**To be done**
Only the lines from the start of the data through the line containing "13.7, 7.0, 0.0]" should be written out, exactly as they are, with both ends included and the pictures left out.

[Start of Data]

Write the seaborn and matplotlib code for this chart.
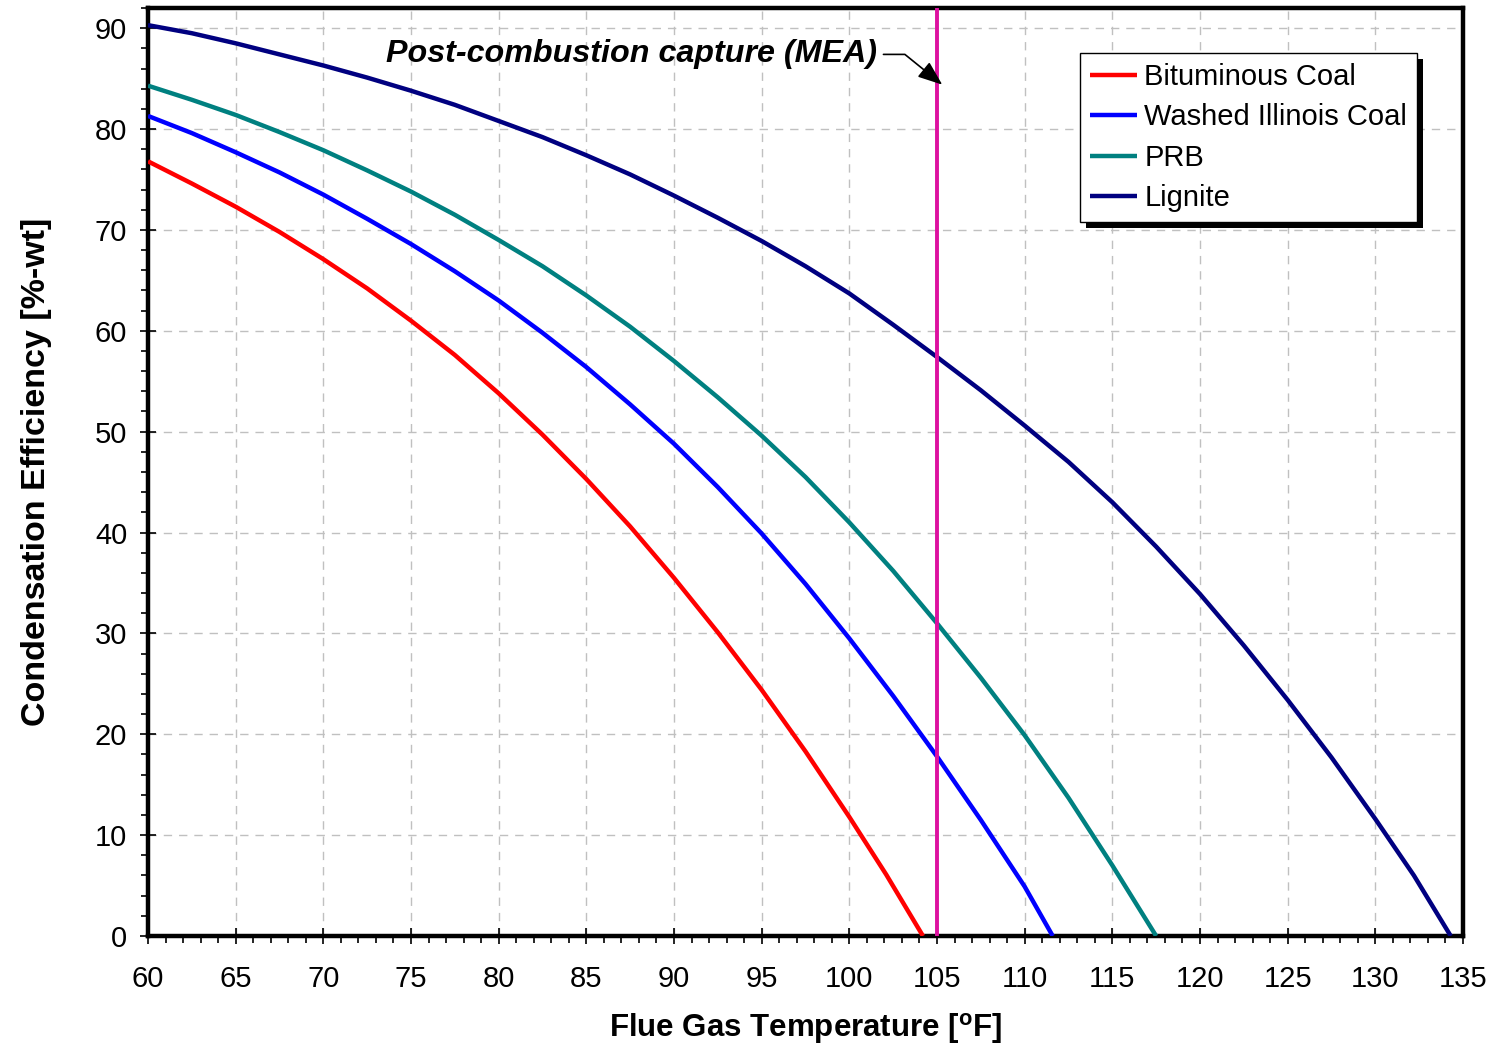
import matplotlib
matplotlib.use("Agg")
import matplotlib.pyplot as plt
from matplotlib.ticker import MultipleLocator
from matplotlib.patches import Rectangle
from matplotlib.transforms import IdentityTransform
import seaborn as sns
import pandas as pd

# ---- data ----
series_names = ["Bituminous Coal", "Washed Illinois Coal", "PRB", "Lignite"]

bit_T = [60, 62.5, 65, 67.5, 70, 72.5, 75, 77.5, 80, 82.5, 85, 87.5, 90, 92.5, 95, 97.5, 100, 102.1, 104.2]
bit_E = [76.8, 74.6, 72.3, 69.8, 67.1, 64.2, 61.0, 57.6, 53.8, 49.7, 45.3, 40.6, 35.5, 30.1, 24.4, 18.3, 11.8, 6.1, 0.0]

wic_T = [60, 62.5, 65, 67.5, 70, 72.5, 75, 77.5, 80, 82.5, 85, 87.5, 90, 92.5, 95, 97.5, 100, 102.5, 105, 107.5, 110, 111.6]
wic_E = [81.3, 79.6, 77.7, 75.7, 73.5, 71.1, 68.6, 65.9, 63.0, 59.8, 56.4, 52.7, 48.8, 44.5, 39.9, 34.9, 29.5, 23.8, 17.8, 11.5, 4.9, 0.0]

prb_T = [60, 62.5, 65, 67.5, 70, 72.5, 75, 77.5, 80, 82.5, 85, 87.5, 90, 92.5, 95, 97.5, 100, 102.5, 105, 107.5, 110, 112.5, 115, 117.5]
prb_E = [84.3, 82.9, 81.4, 79.7, 77.9, 75.9, 73.8, 71.5, 69.0, 66.4, 63.5, 60.4, 57.0, 53.4, 49.6, 45.5, 41.0, 36.2, 31.0, 25.6, 19.9, 13.7, 7.0, 0.0]

lig_T = [60, 62.5, 65, 67.5, 70, 72.5, 75, 77.5, 80, 82.5, 85, 87.5, 90, 92.5, 95, 97.5, 100, 102.5,
         105, 107.5, 110, 112.5, 115, 117.5, 120, 122.5, 125, 127.5, 130, 132.2, 134.3]
lig_E = [90.3, 89.5, 88.5, 87.4, 86.3, 85.1, 83.8, 82.4, 80.8, 79.2, 77.4, 75.5, 73.4, 71.2, 68.9, 66.4, 63.7, 60.6,
         57.4, 54.1, 50.6, 47.0, 43.0, 38.6, 33.9, 28.8, 23.4, 17.7, 11.6, 6.0, 0.0]

mea_T = 105
x_ticks = list(range(60, 136, 5))
y_ticks = list(range(0, 91, 10))

colors = ["#FF0000", "#0000FF", "#008080", "#000080"]
mea_color = "#DD11A0"

# ---- build long table ----
frames = []
for name, T, E in zip(series_names, [bit_T, wic_T, prb_T, lig_T], [bit_E, wic_E, prb_E, lig_E]):
    frames.append(pd.DataFrame({"T": T, "E": E, "Fuel": name}))
df = pd.concat(frames, ignore_index=True)

sns.set_theme(style="white")
plt.rcParams["font.family"] = ["Liberation Sans", "DejaVu Sans"]
plt.rcParams["mathtext.fontset"] = "custom"
plt.rcParams["mathtext.rm"] = "Liberation Sans"
plt.rcParams["mathtext.bf"] = "Liberation Sans:bold"
plt.rcParams["mathtext.it"] = "Liberation Sans:italic"
plt.rcParams["text.color"] = "black"
plt.rcParams["axes.labelcolor"] = "black"
plt.rcParams["xtick.color"] = "black"
plt.rcParams["ytick.color"] = "black"

fig = plt.figure(figsize=(14.95, 10.48), dpi=100)
ax = fig.add_axes([148 / 1495, 112 / 1048, (1463 - 148) / 1495, (1040 - 112) / 1048])

sns.lineplot(data=df, x="T", y="E", hue="Fuel", hue_order=series_names,
             palette=colors, linewidth=3.2, ax=ax, sort=True, estimator=None,
             legend=True, zorder=3)
for ln in ax.get_lines():
    ln.set_solid_joinstyle("round")
    ln.set_solid_capstyle("butt")

ax.axvline(mea_T, color=mea_color, linewidth=2.8, zorder=4)

ax.set_xlim(60, 135)
ax.set_ylim(0, 92)
ax.set_xticks(x_ticks)
ax.set_yticks(y_ticks)
ax.xaxis.set_minor_locator(MultipleLocator(1))
ax.yaxis.set_minor_locator(MultipleLocator(2))

ax.grid(True, which="major", color="#c0c0c0", linestyle=(0, (6, 5)), linewidth=1.0, zorder=0)
ax.set_axisbelow(True)

for s in ax.spines.values():
    s.set_color("black")
    s.set_linewidth(3.2)
    s.set_visible(True)

ax.tick_params(axis="x", which="major", direction="inout", length=12, width=1.2,
               color="black", labelsize=21, pad=15, labelcolor="black")
ax.tick_params(axis="y", which="major", direction="inout", length=12, width=1.2,
               color="black", labelsize=21, pad=9, labelcolor="black")
ax.tick_params(axis="both", which="minor", direction="out", length=5, width=1.2, color="black")
ax.tick_params(axis="x", which="both", bottom=True)
ax.tick_params(axis="y", which="both", left=True)

ax.set_xlabel(r"Flue Gas Temperature [$\mathbf{^o}$F]", fontsize=22.5, fontweight="bold",
              labelpad=13, color="black")
ax.set_ylabel("Condensation Efficiency [%-wt]", fontsize=24.5, fontweight="bold",
              labelpad=31, color="black")

ax.annotate("Post-combustion capture (MEA)", xy=(105.3, 84.4), xytext=(101.6, 87.4),
            textcoords="data", ha="right", va="center", fontsize=23.2,
            fontweight="bold", fontstyle="italic", color="black",
            arrowprops=dict(arrowstyle="-|>,head_length=0.65,head_width=0.25", color="black",
                            lw=1.2, shrinkA=2, shrinkB=0,
                            connectionstyle="angle,angleA=0,angleB=-39,rad=0"),
            zorder=6)

leg = ax.legend(loc="upper left", bbox_to_anchor=((1080 - 148) / 1315, (936 - 53) / 928),
                borderaxespad=0, fontsize=21, frameon=True, fancybox=False,
                handlelength=1.6, handletextpad=0.25, labelspacing=0.42, borderpad=0.35,
                title=None)
leg.get_frame().set_edgecolor("black")
leg.get_frame().set_linewidth(1.0)
leg.get_frame().set_alpha(1)
for t in leg.get_texts():
    t.set_color("black")
for h in leg.get_lines():
    h.set_linewidth(3.2)
leg.set_zorder(10)

fig.canvas.draw()
bb = leg.get_window_extent()
shadow = Rectangle((bb.x0 + 6, bb.y0 - 6), bb.width, bb.height, transform=IdentityTransform(),
                   facecolor="black", edgecolor="none", zorder=9)
ax.add_artist(shadow)
shadow.set_clip_on(False)

fig.savefig("out.png", dpi=100)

[End of Data]

**Answer below**
Write the seaborn and matplotlib code for this chart.
import matplotlib
matplotlib.use("Agg")
import matplotlib.pyplot as plt
from matplotlib.ticker import MultipleLocator
from matplotlib.patches import Rectangle
from matplotlib.transforms import IdentityTransform
import seaborn as sns
import pandas as pd

# ---- data ----
series_names = ["Bituminous Coal", "Washed Illinois Coal", "PRB", "Lignite"]

bit_T = [60, 62.5, 65, 67.5, 70, 72.5, 75, 77.5, 80, 82.5, 85, 87.5, 90, 92.5, 95, 97.5, 100, 102.1, 104.2]
bit_E = [76.8, 74.6, 72.3, 69.8, 67.1, 64.2, 61.0, 57.6, 53.8, 49.7, 45.3, 40.6, 35.5, 30.1, 24.4, 18.3, 11.8, 6.1, 0.0]

wic_T = [60, 62.5, 65, 67.5, 70, 72.5, 75, 77.5, 80, 82.5, 85, 87.5, 90, 92.5, 95, 97.5, 100, 102.5, 105, 107.5, 110, 111.6]
wic_E = [81.3, 79.6, 77.7, 75.7, 73.5, 71.1, 68.6, 65.9, 63.0, 59.8, 56.4, 52.7, 48.8, 44.5, 39.9, 34.9, 29.5, 23.8, 17.8, 11.5, 4.9, 0.0]

prb_T = [60, 62.5, 65, 67.5, 70, 72.5, 75, 77.5, 80, 82.5, 85, 87.5, 90, 92.5, 95, 97.5, 100, 102.5, 105, 107.5, 110, 112.5, 115, 117.5]
prb_E = [84.3, 82.9, 81.4, 79.7, 77.9, 75.9, 73.8, 71.5, 69.0, 66.4, 63.5, 60.4, 57.0, 53.4, 49.6, 45.5, 41.0, 36.2, 31.0, 25.6, 19.9, 13.7, 7.0, 0.0]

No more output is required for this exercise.